Bisnis.com, JAKARTA – Skema pajak diverted profit tax yang diterapkan Inggris dan Australia bakal diadopsi pemerintah untuk menyusun regulasi perpajakan terhadap bisnis digital over the top (OTT).
Regulasi itu rencananya akan dimasukkan ke dalam pembahasan revisi undang-undang atau RUU Pajak Penghasilan atau PPh.
Heru Marhanto Utomo, Kepala Sub Direktorat Manajemen Transformasi Direktorat Jenderal (Ditjen) Pajak memaparkan, pemerintah perlu memperbarui regulasi perpajakan, pasalnya yang berlaku saat ini belum tegas mengatur soal pemajakan bagi perusahaan OTT asing misalnya Google, Facebook, dan Yahoo.
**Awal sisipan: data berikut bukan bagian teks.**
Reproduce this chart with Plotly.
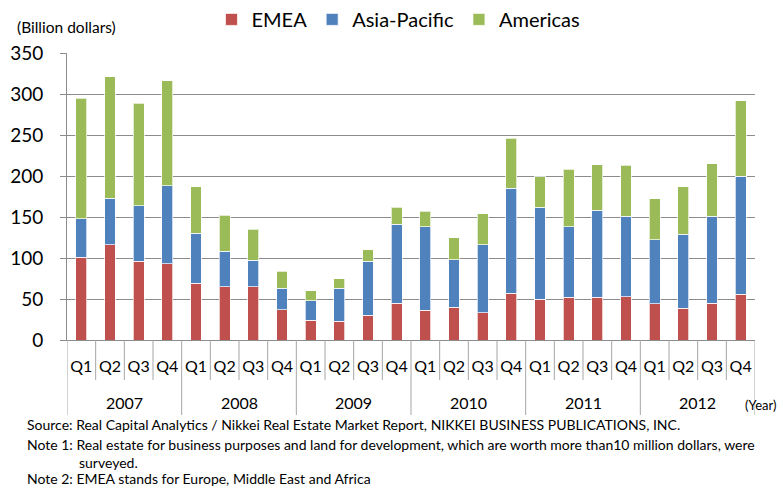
import plotly.graph_objects as go

years = ["2007"] * 4 + ["2008"] * 4 + ["2009"] * 4 + ["2010"] * 4 + ["2011"] * 4 + ["2012"] * 4
quarters = ["Q1", "Q2", "Q3", "Q4"] * 6

emea = [101, 116, 96, 93, 69, 65, 65, 37, 24, 23, 30, 45, 36, 40, 33, 57, 50, 52, 52, 53, 44, 39, 45, 56]
asia_pacific = [47, 57, 68, 95, 61, 43, 32, 26, 24, 40, 66, 96, 102, 58, 83, 128, 112, 86, 106, 98, 78, 90, 106, 144]
americas = [147, 148, 125, 128, 57, 44, 38, 21, 12, 12, 14, 21, 19, 27, 38, 61, 37, 70, 56, 62, 50, 58, 64, 92]

y_ticks = [0, 50, 100, 150, 200, 250, 300, 350]

FONT = "Lato"
cats = [f"{y} {q}" for y, q in zip(years, quarters)]

fig = go.Figure()
for name, vals, col in [("EMEA", emea, "#C0504D"),
                        ("Asia-Pacific", asia_pacific, "#4F81BD"),
                        ("Americas", americas, "#9BBB59")]:
    fig.add_trace(go.Bar(x=cats, y=vals, name=name,
                         marker=dict(color=col, line=dict(color="rgba(255,255,255,0.7)", width=1))))

H = 287.0  # plot height in px (for paper conversions)
fig.update_layout(
    width=783, height=489,
    barmode="stack", bargap=0.62,
    plot_bgcolor="white", paper_bgcolor="white",
    margin=dict(l=67, r=28, t=53, b=149, autoexpand=False),
    font=dict(family=FONT, color="black"),
    legend=dict(orientation="h", x=0.21, y=1.185, xanchor="left", yanchor="top",
                font=dict(size=20, family=FONT), itemwidth=30, traceorder="normal",
                bgcolor="rgba(0,0,0,0)"),
    showlegend=True,
)
fig.update_yaxes(range=[0, 350], tickvals=y_ticks, showgrid=True, gridcolor="#8C8C8C", gridwidth=1,
                 showline=True, linecolor="#8C8C8C", linewidth=1, ticks="outside", ticklen=6,
                 tickcolor="#8C8C8C", tickfont=dict(size=19, family=FONT), zeroline=False,
                 ticklabelstandoff=13)
fig.update_xaxes(type="category", categoryorder="array", categoryarray=cats,
                 range=[-0.5, len(cats) - 0.5],
                 showline=True, linecolor="#8C8C8C", linewidth=1,
                 ticks="", tickvals=cats, ticktext=quarters, tickangle=0,
                 ticklabelstandoff=12,
                 tickfont=dict(size=16, family=FONT), showgrid=False)

# quarter dividers and year dividers below the axis
for i in range(len(cats) + 1):
    is_year = (i % 4 == 0)
    fig.add_shape(type="line", xref="x", yref="paper", x0=i - 0.5, x1=i - 0.5,
                  y0=0, y1=(-75 if is_year else -40) / H,
                  line=dict(color="#A6A6A6", width=1))

# year labels
for k, yr in enumerate(dict.fromkeys(years)):
    idx = [i for i, y in enumerate(years) if y == yr]
    fig.add_annotation(text=yr, xref="x", yref="paper", x=(idx[0] + idx[-1]) / 2, y=-62 / H,
                       xanchor="center", yanchor="middle", showarrow=False,
                       font=dict(size=16, family=FONT))

fig.add_annotation(text="(Billion dollars)", xref="paper", yref="paper", x=-0.0756, y=1.09,
                   xanchor="left", yanchor="middle", showarrow=False, font=dict(size=15.5, family=FONT))
fig.add_annotation(text="(Year)", xref="paper", yref="paper", x=0.983, y=-0.226,
                   xanchor="left", yanchor="middle", showarrow=False, font=dict(size=13, family=FONT))

notes = [
    ("Source: Real Capital Analytics / Nikkei Real Estate Market Report, NIKKEI BUSINESS PUBLICATIONS, INC.", 25, 424),
    ("Note 1: Real estate for business purposes and land for development, which are worth more than10 million dollars, were", 25, 445),
    ("surveyed.", 77, 462),
    ("Note 2: EMEA stands for Europe, Middle East and Africa", 25, 478),
]
for txt, px, py in notes:
    fig.add_annotation(text=txt, xref="paper", yref="paper", x=(px - 67) / 688, y=(340 - py) / H,
                       xanchor="left", yanchor="middle", showarrow=False,
                       font=dict(size=14, family=FONT))

fig.write_html("out.html", config={"displayModeBar": False},
               post_script="document.body.style.margin='0';document.body.style.overflow='hidden';")
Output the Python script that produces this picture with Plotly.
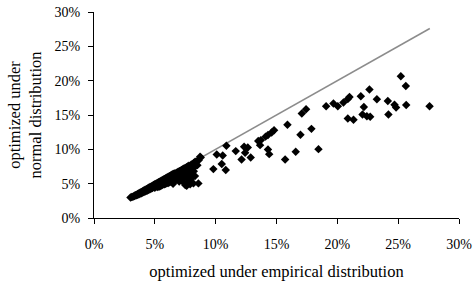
import plotly.graph_objects as go

# Scattered points (percent): optimized under empirical (x) vs normal (y)
emp_sparse = [25.22, 25.63, 25.66, 27.58, 24.70, 24.83, 24.15, 24.20, 23.25, 22.64, 21.93, 22.18, 22.07,
              22.43, 22.70, 21.00, 20.86, 20.50, 20.04, 19.68, 19.08, 20.86, 21.33, 17.43, 17.08, 17.87,
              16.97, 18.45, 16.58, 15.71, 15.90, 14.80, 14.60, 14.30, 14.10, 13.71, 13.50, 13.65, 14.30,
              14.40, 12.34, 12.64, 12.42, 11.65, 12.13, 12.88, 10.88, 10.58, 10.09, 10.50, 9.81, 10.83,
              8.77, 8.31, 8.58, 7.62, 8.72, 8.17, 7.75]
nor_sparse = [20.64, 19.23, 16.47, 16.28, 16.50, 16.09, 17.05, 15.07, 17.30, 18.70, 17.73, 16.18, 15.07,
              14.83, 14.73, 17.63, 17.33, 16.82, 16.28, 16.67, 16.28, 14.49, 14.30, 15.84, 15.21, 12.98,
              12.11, 10.03, 9.64, 8.53, 13.57, 12.79, 12.45, 12.08, 11.85, 11.34, 11.20, 10.61, 9.98,
              9.30, 10.37, 10.27, 9.49, 9.74, 8.53, 8.82, 10.51, 9.11, 9.25, 7.85, 7.12, 6.98,
              8.82, 8.19, 5.04, 4.70, 8.91, 5.04, 5.77]

# Dense cluster points (percent)
emp_dense = [3.0, 3.1, 3.2, 3.3, 3.35, 3.4, 3.5, 3.5, 3.6, 3.6, 3.7, 3.7, 3.8, 3.8, 3.9, 3.9, 4.0, 4.0,
             4.1, 4.1, 4.2, 4.2, 4.3, 4.3, 4.4, 4.4, 4.5, 4.5, 4.6, 4.6, 4.7, 4.7, 4.8, 4.8, 4.9, 4.9,
             5.0, 5.0, 5.0, 5.1, 5.1, 5.2, 5.2, 5.2, 5.3, 5.3, 5.3, 5.4, 5.4, 5.4, 5.5, 5.5, 5.5,
             5.6, 5.6, 5.6, 5.7, 5.7, 5.7, 5.8, 5.8, 5.8, 5.9, 5.9, 5.9, 6.0, 6.0, 6.0, 6.1, 6.1, 6.1,
             6.2, 6.2, 6.2, 6.3, 6.3, 6.3, 6.4, 6.4, 6.4, 6.5, 6.5, 6.5, 6.5, 6.6, 6.6, 6.6, 6.7, 6.7,
             6.7, 6.8, 6.8, 6.8, 6.9, 6.9, 6.9, 7.0, 7.0, 7.0, 7.0, 7.1, 7.1, 7.1, 7.2, 7.2, 7.2, 7.3,
             7.3, 7.3, 7.4, 7.4, 7.4, 7.5, 7.5, 7.5, 7.6, 7.6, 7.7, 7.7, 7.8, 7.8, 7.9, 8.0, 8.0, 8.1,
             8.2, 8.3, 8.4, 8.5, 8.6, 7.3, 7.6, 7.9, 7.5, 8.0, 8.2, 8.3]
nor_dense = [3.0, 3.05, 3.1, 3.2, 3.25, 3.3, 3.4, 3.3, 3.5, 3.4, 3.6, 3.45, 3.7, 3.55, 3.8, 3.6, 3.9, 3.7,
             4.0, 3.8, 4.1, 3.85, 4.2, 3.95, 4.3, 4.0, 4.4, 4.1, 4.5, 4.2, 4.6, 4.3, 4.7, 4.35, 4.8, 4.5,
             4.9, 4.6, 4.4, 5.0, 4.7, 5.1, 4.8, 4.5, 5.2, 4.9, 4.6, 5.3, 5.0, 4.6, 5.4, 5.1, 4.7,
             5.5, 5.2, 4.8, 5.6, 5.3, 4.9, 5.7, 5.3, 4.9, 5.8, 5.4, 5.0, 5.9, 5.5, 5.1, 6.0, 5.6, 5.1,
             6.1, 5.7, 5.2, 6.2, 5.8, 5.3, 6.3, 5.9, 5.4, 6.4, 6.0, 5.5, 5.0, 6.5, 6.1, 5.5, 6.5, 6.0,
             5.6, 6.6, 6.2, 5.7, 6.7, 6.3, 5.8, 6.8, 6.4, 5.9, 5.3, 6.9, 6.5, 6.0, 7.0, 6.6, 5.6, 7.1,
             6.7, 6.2, 7.2, 6.8, 6.3, 7.3, 6.9, 6.0, 7.4, 6.5, 7.5, 6.9, 7.6, 6.6, 7.4, 7.8, 6.5, 7.2,
             8.0, 7.5, 8.2, 7.7, 8.4, 5.3, 5.0, 4.9, 4.8, 5.8, 6.8, 6.1]

# 45-degree reference line
diag_x = [3.0, 27.6]
diag_y = [3.0, 27.6]

tick_vals = [0, 5, 10, 15, 20, 25, 30]
tick_text = ["0%", "5%", "10%", "15%", "20%", "25%", "30%"]

fig = go.Figure()
fig.add_trace(go.Scatter(x=diag_x, y=diag_y, mode="lines",
                         line=dict(color="#8c8c8c", width=1.5), hoverinfo="skip"))
fig.add_trace(go.Scatter(x=emp_dense + emp_sparse, y=nor_dense + nor_sparse, mode="markers",
                         marker=dict(symbol="diamond", size=6.5, color="black", line=dict(width=0))))

font = dict(family="Liberation Serif", size=13, color="black")
fig.update_layout(
    width=474, height=282,
    margin=dict(l=94, r=15, t=12, b=64),
    plot_bgcolor="white", paper_bgcolor="white",
    showlegend=False,
    font=font,
    xaxis=dict(range=[0, 30], tickvals=tick_vals, ticktext=tick_text, showgrid=False, zeroline=False,
               automargin=False,
               showline=True, linecolor="black", linewidth=1, ticks="outside", ticklen=5,
               ticklabelstandoff=8,
               tickcolor="black", tickfont=dict(family="Liberation Serif", size=14),
               title=dict(text="optimized under empirical distribution",
                          font=dict(family="Liberation Serif", size=16.5), standoff=14)),
    yaxis=dict(range=[0, 30], tickvals=tick_vals, ticktext=tick_text, showgrid=False, zeroline=False,
               automargin=False,
               showline=True, linecolor="black", linewidth=1, ticks="outside", ticklen=5,
               ticklabelstandoff=5,
               tickcolor="black", tickfont=dict(family="Liberation Serif", size=14),
               title=dict(text="optimized under<br>normal distribution",
                          font=dict(family="Liberation Serif", size=16.5), standoff=8)),
)
fig.write_html("out.html", config={"displayModeBar": False},
               post_script="document.body.style.margin='0px';")
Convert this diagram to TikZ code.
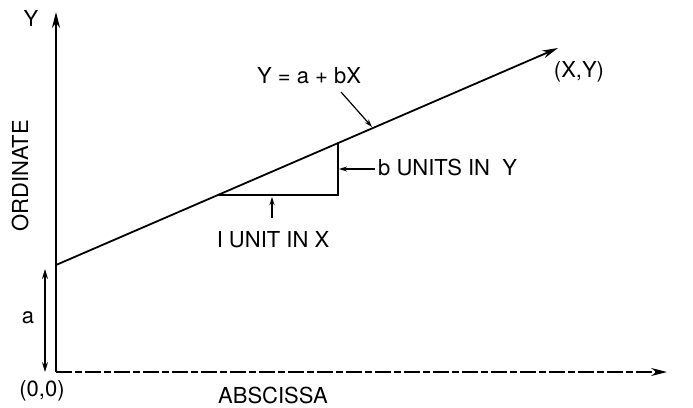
\documentclass[tikz,border=0pt]{standalone}
\usepackage{fontspec}
\setmainfont{TeX Gyre Heros}
\usetikzlibrary{arrows.meta}
\begin{document}
\begin{tikzpicture}[x=1pt,y=-1pt,
  lbl/.style={font=\fontsize{22}{26}\selectfont, inner sep=0pt},
  axis/.style={line width=1.8pt},
  bigtip/.style={-{Stealth[length=16pt,width=8pt]}},
  pointer/.style={line width=1.2pt,-{Stealth[length=8pt,width=5pt]}}]
\useasboundingbox (0,0) rectangle (693,407);
% key points
\coordinate (O) at (56,372);
\coordinate (ytop) at (56,12);
\coordinate (xend) at (667,372);
\coordinate (L0) at (56,265);
\coordinate (L1) at (558,48);
\coordinate (T1) at (218,195);
\coordinate (T2) at (338,195);
\coordinate (T3) at (338,143.5);
\coordinate (aTop) at (45,269);
\coordinate (aBot) at (45,372);
% axes
\draw[axis,bigtip] (O) -- (ytop);
\draw[line width=1.2pt,dash pattern=on 16pt off 3pt on 7pt off 3pt,-{Stealth[length=16pt,width=8pt]}] (O) -- (xend);
% regression line
\draw[axis,bigtip] (L0) -- (L1);
% slope triangle
\draw[line width=1.8pt] (T1) -- (T2) -- (T3);
% a arrow
\draw[line width=1.2pt,{Stealth[length=10pt,width=6pt]}-{Stealth[length=10pt,width=6pt]}] (aTop) -- (aBot);
% labels
\node[lbl] (Ylab) at (31,18) {Y};
\node[lbl,rotate=90] (ord) at (20,176) {ORDINATE};
\node[lbl] (alab) at (28,318) {a};
\node[lbl] (orig) at (42,391) {(0,0)};
\node[lbl] (absc) at (273,395) {ABSCISSA};
\node[lbl] (eq) at (309,76) {Y = a + bX};
\node[lbl] (xy) at (579,72) {(X,Y)};
\node[lbl,anchor=west] (bun) at (378,167) {b UNITS IN \ Y};
\node[lbl] (oun) at (273,240) {I UNIT IN X};
% pointers
\coordinate (eqA) at (341,92);
\coordinate (eqB) at (372,127);
\draw[pointer] (eqA) -- (eqB);
\coordinate (bA) at (375,169);
\coordinate (bB) at (339,169);
\draw[pointer] (bA) -- (bB);
\coordinate (oA) at (272,218);
\coordinate (oB) at (272,197);
\draw[pointer] (oA) -- (oB);
\end{tikzpicture}
\end{document}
Otoritas pajak, kata Heru, selama ini hanya berpegang pada sebuah Surat Edaran Menkominfo Nomor 3/2016 yang mewajibkan bagi perusahaan OTT mempunyai bentuk usaha tetap atau BUT untuk memajaki perusahaan OTT tersebut.
“Terpaksa memang harus kami lakukan untuk mengantisipasi perkembangan teknologi, penerbitan SE ini menegaskan undang-undang yang ada saat ini. Tetapi memang kurang kuat, karena berlaku bagi internal dan bukan bagian dari perundang-undangan,” kata Heru di Jakarta, Kamis (15/6/2017) malam.
Adapun, rencana memasukkan skema diverted profit tax dalam revisi UU PPh memang masih dalam tahap awal. Draf RUU PPh yang sudah dikaji pemerintah juga belum terlalu secara detail membahas soal pemajakan terhadap perusahaan OTT asing.
Baca Juga
Oleh karena itu, jika revisi UU PPh dibahas, Heru berharap poin soal pola perpajakan baru bagi bisnis digital khususnya kepada perusahaan OTT asing bisa dibicarakan dan menjadi salah satu pembahasan di dewan nantinya.
“Ya di sana memang belum ada sosl OTT ini, karena yang ada di DPR masih yang lama, jadi bahasanya masih globalisasi. Tapi nanti biasanya di DPR akan diusulkan dan akan menjadi pembahasan di sana,” jelas Heru.
Wacana implementasi regulasi yang memajaki perusahaan OTT tersebut muncul seiring kasus pajak Google Asia Pacific Pte Ltd. Pemerintah dikabarkan telah menjalin kesepakatan pajak dengan perusahaan tersebut.